Otomobilde artış yüzde 68'e kadar çıkıyor
Tasarıyla yeni model hayata geçiyor. Buna göre öncelikle araçlarda otomobilin değeri tanımı yapılacak. Otomobilin vergisiz ilk fiyatı taşıt değeri kabul edilecek. Yeni modelde silindir hacmi ve yaş yine kriter olarak kullanılacak ancak belirlenen taşıt değerleri de vergilendirme için esas olacak. 1300 cc ve aşağısı araçlar ile 1301-1600 cc arasındaki taşıt değerleri 40 bini aşmayan, 40 bin-70 bin arası ve 70 bin’i aşanlar olarak üç aşamalı olacak. 1601-1800 cc arası ile 1801-2.000 arası cc arası araçlar 100 bin’i aşanlar ve aşmayanlar olarak ikiye ayrılacak. 2.001-2.500 cc arası araçlarda sınır 125 bin, 2.501- 3.000 cc ile 3.001-3.500 cc motor silindir hacmine sahip olan araçlarda sınır 250 bin, 3.501-4.000 cc motor silindir hacmine sahip araçlarda sınır 400 bin ve 4.001 cc ve üstü motor silindir hacmine sahip araçlarda da sınır 475 bin lira olacak. 1300 cc motor silindir hacmine sahip araçlarda 2017 yılında 646 lira olan MTV, 1 Ocak 2018’den itibaren ödenecek vergide 3 aşamalı olarak ödenecek.

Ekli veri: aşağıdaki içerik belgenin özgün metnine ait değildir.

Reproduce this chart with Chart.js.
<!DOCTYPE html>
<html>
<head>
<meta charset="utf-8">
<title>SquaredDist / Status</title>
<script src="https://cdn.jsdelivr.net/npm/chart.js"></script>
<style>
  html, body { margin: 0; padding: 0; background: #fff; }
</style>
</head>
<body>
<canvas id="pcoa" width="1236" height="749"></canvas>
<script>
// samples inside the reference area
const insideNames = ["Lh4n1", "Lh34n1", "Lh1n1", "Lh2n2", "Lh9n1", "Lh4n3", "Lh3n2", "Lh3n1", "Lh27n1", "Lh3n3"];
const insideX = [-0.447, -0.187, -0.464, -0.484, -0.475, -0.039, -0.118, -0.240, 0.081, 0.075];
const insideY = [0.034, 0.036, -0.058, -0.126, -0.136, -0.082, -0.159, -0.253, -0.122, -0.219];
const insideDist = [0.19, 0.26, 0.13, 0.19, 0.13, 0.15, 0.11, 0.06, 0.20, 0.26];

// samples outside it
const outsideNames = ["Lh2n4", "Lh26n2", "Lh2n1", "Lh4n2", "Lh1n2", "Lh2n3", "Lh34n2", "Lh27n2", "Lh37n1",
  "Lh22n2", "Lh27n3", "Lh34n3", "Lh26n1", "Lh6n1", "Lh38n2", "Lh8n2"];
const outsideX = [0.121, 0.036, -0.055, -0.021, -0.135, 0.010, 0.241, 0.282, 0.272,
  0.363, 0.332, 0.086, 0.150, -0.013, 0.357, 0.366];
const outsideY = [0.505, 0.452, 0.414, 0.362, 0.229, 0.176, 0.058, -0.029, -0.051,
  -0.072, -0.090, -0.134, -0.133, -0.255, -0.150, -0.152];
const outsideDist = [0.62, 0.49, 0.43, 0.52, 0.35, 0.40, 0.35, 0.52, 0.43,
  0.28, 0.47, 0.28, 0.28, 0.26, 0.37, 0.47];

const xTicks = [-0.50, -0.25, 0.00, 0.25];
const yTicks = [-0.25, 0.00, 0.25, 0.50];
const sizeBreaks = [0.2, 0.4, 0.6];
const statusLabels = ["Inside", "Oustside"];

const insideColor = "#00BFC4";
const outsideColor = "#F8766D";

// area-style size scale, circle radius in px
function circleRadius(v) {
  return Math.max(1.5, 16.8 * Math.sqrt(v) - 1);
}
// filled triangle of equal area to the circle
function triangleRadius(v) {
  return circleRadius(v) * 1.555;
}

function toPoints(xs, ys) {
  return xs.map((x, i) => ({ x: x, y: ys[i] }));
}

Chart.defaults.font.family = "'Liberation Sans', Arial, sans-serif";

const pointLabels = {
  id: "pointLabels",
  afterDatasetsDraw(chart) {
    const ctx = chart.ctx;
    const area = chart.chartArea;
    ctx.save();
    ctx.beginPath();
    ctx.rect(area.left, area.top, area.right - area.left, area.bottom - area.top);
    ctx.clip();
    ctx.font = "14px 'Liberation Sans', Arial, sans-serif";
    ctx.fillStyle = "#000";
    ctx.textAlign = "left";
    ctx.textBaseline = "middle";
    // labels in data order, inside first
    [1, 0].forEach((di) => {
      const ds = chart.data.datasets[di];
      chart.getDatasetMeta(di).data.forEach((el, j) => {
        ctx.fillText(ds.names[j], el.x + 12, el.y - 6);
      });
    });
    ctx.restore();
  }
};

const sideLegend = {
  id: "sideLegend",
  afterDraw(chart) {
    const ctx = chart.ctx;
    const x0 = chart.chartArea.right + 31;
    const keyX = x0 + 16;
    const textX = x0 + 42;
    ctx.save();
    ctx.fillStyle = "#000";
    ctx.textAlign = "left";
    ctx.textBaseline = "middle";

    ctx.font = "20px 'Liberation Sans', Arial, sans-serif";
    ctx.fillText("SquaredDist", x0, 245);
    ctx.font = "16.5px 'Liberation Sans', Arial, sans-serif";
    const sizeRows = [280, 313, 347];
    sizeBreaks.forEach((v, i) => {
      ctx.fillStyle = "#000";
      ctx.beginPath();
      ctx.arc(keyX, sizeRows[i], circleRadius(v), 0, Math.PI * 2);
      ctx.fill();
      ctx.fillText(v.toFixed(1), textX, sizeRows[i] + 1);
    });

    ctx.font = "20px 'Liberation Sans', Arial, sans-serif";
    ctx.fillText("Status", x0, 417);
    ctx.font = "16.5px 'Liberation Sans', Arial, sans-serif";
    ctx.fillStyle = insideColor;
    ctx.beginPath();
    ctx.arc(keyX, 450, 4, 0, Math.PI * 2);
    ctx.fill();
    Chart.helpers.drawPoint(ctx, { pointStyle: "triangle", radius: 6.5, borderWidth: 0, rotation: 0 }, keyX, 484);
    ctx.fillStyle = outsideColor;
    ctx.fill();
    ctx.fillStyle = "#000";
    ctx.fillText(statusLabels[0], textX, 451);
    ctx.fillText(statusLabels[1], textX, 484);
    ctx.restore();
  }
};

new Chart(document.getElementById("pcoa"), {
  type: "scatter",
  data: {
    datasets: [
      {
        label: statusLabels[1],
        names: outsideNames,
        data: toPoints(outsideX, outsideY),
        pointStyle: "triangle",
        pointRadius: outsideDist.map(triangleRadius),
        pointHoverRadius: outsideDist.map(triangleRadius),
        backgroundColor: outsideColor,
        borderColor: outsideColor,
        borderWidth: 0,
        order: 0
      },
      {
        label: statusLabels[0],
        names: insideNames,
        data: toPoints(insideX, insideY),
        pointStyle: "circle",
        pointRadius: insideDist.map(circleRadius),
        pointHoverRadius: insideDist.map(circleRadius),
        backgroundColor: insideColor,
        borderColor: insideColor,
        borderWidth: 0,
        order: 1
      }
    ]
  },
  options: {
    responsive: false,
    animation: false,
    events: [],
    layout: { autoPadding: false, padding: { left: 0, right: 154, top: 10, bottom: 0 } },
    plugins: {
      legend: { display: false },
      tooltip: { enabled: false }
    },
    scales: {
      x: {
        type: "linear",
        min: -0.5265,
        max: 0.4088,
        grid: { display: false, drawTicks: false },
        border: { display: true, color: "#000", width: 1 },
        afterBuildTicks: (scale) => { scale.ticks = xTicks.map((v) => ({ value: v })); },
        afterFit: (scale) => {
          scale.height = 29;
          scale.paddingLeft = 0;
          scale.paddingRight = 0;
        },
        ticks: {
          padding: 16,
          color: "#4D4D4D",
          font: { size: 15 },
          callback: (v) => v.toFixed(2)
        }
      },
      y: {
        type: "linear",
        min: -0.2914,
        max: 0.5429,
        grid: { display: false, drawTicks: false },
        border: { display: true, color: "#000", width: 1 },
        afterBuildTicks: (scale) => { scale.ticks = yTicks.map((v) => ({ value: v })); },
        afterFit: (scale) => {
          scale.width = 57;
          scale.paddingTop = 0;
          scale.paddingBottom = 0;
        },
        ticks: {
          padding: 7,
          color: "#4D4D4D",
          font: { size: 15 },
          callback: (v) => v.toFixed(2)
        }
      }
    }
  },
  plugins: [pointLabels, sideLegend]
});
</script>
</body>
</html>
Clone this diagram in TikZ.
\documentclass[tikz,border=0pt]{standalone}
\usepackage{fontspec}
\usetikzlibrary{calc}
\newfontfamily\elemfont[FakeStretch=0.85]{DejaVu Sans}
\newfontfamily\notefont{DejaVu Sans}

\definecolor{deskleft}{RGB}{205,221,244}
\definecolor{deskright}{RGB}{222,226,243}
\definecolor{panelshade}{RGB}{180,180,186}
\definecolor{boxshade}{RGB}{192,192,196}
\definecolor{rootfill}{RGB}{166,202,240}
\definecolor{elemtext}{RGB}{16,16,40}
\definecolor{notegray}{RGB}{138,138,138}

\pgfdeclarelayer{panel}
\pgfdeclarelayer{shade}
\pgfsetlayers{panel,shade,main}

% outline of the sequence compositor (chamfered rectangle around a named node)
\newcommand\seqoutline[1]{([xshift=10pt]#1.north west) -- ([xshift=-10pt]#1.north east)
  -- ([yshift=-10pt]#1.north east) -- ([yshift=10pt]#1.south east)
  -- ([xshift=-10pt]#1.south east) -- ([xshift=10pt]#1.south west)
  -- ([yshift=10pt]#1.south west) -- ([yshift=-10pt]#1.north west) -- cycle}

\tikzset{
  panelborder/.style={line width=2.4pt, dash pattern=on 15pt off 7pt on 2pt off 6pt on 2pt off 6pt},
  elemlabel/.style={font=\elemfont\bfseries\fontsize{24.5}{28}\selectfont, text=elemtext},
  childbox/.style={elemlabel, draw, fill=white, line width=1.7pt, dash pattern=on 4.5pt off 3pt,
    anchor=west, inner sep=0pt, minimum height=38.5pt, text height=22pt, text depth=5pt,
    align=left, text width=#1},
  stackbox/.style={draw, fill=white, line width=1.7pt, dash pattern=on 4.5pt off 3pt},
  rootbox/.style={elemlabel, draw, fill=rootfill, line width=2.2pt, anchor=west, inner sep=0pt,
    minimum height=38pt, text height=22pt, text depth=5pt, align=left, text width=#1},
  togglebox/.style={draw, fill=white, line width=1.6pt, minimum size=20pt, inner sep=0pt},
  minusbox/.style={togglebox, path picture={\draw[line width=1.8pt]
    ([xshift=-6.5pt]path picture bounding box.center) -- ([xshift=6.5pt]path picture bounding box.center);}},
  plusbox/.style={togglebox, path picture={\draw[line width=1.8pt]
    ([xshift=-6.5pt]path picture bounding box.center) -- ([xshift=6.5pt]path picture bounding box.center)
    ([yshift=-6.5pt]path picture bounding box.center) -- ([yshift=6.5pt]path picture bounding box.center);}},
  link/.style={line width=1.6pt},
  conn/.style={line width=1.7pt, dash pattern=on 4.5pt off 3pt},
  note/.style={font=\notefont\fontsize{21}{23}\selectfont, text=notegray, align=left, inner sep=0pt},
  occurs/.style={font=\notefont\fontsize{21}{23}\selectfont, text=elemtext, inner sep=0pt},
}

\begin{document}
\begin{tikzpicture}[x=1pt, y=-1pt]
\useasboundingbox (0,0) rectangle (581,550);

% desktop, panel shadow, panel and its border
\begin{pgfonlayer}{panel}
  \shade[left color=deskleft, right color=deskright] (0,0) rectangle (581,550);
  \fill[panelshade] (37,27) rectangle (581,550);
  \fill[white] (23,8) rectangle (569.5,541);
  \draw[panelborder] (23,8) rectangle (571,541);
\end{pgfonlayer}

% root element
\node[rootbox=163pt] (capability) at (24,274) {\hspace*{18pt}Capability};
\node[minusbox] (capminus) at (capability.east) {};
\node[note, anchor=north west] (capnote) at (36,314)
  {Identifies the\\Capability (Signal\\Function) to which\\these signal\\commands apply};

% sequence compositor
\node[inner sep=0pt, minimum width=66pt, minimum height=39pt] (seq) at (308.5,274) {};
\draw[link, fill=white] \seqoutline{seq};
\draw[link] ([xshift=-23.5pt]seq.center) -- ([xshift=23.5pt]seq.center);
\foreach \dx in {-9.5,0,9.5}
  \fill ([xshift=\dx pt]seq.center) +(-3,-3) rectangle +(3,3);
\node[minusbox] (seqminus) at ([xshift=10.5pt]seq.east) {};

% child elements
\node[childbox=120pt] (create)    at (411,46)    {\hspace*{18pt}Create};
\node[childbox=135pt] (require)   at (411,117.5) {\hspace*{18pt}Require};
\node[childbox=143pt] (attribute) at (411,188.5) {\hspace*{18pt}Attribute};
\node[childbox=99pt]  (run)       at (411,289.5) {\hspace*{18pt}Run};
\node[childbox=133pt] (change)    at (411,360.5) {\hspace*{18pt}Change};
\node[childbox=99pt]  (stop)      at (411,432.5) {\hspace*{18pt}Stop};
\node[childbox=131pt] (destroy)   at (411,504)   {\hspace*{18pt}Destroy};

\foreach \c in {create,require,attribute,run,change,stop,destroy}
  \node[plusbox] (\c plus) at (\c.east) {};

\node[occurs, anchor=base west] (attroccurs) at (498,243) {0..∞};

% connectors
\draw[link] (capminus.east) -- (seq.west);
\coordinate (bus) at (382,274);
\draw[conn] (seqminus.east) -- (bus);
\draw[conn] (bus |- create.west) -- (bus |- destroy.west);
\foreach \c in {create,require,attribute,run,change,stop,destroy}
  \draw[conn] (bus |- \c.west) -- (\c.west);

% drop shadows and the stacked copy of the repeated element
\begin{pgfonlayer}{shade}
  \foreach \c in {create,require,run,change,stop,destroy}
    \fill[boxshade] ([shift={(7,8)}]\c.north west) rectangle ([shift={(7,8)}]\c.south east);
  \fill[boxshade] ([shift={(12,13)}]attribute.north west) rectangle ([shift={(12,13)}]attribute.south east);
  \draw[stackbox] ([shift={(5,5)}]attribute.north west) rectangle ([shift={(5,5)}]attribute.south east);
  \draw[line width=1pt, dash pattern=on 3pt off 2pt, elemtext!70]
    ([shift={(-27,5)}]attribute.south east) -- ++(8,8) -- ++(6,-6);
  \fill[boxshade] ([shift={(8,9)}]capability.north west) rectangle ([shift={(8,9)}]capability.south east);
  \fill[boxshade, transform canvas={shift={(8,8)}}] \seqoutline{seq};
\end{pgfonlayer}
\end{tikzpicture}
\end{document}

Araba ilk alınırken vergisiz hali dikkate alınacak. Arabanın ilk değeri 40 bin liranın altındaysa 904 lira vergi ödenecek. Arabanın değeri 40 bin lirayı aşıyor ama 70 bin lirayı aşmıyorsa 994 lira, 70 bin lirayı aşıyorsa bin 85 lira ödenecek. 40 bin lirayı aşmayan araçlar için artış yüzde 40 olurken, 40-70 bin lira arasındaki araçlar için artış oranı yüzde 53, 70 bin liranın üzerindeki araçlar için de yüzde 68 artış anlamına gelecek. 1301-1600 motor gücüne sahip araç için 40 bin lirayı aşmıyorsa bin 449 lira, 40 bini aşıp 70 bini aşmıyorsa bin 593 lira, 70 bini de aşıyorsa bin 738 lira ödeyecek. Bu model yeni alınan araçlar için geçerli olacak. Tasarıda daha önce alınan araçlara getirilen yüzde 40 zamlı MTV de madde olarak yer aldı.